* WHAT THIS TASK INVOLVES *
Copy out lines with the word "matplotlib" from the material that follows.

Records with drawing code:
========================
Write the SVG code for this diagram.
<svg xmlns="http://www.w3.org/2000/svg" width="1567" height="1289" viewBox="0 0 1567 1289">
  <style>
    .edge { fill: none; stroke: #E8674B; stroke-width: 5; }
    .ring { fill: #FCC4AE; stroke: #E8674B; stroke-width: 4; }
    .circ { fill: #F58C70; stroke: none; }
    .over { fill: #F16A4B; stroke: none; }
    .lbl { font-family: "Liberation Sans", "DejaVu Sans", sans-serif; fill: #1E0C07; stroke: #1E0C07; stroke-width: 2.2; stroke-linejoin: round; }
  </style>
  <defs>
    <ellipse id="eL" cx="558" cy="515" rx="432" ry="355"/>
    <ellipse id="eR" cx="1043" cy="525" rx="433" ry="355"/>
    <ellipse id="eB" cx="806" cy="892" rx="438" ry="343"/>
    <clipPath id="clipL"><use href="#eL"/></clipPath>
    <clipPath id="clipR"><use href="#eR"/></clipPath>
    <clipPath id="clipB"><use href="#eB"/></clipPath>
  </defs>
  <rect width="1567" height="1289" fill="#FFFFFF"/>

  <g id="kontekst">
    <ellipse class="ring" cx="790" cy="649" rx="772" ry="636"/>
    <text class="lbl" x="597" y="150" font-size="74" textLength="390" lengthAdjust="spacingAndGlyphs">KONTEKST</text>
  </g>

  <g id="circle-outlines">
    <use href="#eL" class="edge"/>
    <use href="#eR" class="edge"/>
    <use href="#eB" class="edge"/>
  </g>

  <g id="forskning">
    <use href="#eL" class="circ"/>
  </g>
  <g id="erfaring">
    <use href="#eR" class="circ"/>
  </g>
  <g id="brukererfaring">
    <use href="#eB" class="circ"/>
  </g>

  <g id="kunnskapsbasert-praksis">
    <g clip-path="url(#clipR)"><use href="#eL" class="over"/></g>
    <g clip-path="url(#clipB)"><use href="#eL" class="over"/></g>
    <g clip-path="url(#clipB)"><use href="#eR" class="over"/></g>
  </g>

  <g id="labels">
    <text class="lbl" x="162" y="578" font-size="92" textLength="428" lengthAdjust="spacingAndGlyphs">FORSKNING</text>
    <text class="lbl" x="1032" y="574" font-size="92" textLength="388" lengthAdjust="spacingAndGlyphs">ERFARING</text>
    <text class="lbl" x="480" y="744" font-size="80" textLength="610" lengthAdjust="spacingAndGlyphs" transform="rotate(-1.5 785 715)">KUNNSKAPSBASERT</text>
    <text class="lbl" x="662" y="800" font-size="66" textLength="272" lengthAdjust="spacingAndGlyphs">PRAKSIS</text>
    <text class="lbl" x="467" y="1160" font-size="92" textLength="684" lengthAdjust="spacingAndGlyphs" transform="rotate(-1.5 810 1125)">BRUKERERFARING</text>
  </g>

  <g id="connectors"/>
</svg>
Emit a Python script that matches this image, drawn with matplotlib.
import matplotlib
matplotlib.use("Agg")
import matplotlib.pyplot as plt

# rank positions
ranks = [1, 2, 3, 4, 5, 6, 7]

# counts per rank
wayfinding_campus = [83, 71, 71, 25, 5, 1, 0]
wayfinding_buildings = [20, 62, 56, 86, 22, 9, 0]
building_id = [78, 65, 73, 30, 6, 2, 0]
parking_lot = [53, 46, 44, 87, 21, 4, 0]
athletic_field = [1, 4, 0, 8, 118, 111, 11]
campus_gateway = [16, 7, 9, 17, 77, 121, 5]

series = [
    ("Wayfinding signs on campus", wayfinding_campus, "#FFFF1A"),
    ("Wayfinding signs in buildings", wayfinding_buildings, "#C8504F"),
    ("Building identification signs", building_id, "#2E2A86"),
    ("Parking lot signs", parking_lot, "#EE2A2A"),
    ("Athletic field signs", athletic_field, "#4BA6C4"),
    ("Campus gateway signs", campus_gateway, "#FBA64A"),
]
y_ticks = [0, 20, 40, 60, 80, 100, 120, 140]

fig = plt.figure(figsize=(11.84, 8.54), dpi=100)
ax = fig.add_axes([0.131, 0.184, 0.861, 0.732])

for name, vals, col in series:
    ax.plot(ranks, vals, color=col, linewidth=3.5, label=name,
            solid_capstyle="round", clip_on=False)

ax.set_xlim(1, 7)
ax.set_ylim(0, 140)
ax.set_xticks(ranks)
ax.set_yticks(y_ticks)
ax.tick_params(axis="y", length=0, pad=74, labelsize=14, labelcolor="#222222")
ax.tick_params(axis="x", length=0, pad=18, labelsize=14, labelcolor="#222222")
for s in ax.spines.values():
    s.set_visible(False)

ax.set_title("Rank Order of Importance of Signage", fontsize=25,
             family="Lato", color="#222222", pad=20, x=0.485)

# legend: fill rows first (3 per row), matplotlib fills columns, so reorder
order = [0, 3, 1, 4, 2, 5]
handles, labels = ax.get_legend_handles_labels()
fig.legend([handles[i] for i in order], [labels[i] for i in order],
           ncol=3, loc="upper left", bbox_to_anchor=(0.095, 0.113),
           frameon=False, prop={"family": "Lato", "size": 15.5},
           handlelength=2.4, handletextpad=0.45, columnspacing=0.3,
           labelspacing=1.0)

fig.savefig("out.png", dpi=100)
========================
* ANSWER FOR THE TASK *
Emit a Python script that matches this image, drawn with matplotlib.
import matplotlib
matplotlib.use("Agg")
import matplotlib.pyplot as plt
# legend: fill rows first (3 per row), matplotlib fills columns, so reorder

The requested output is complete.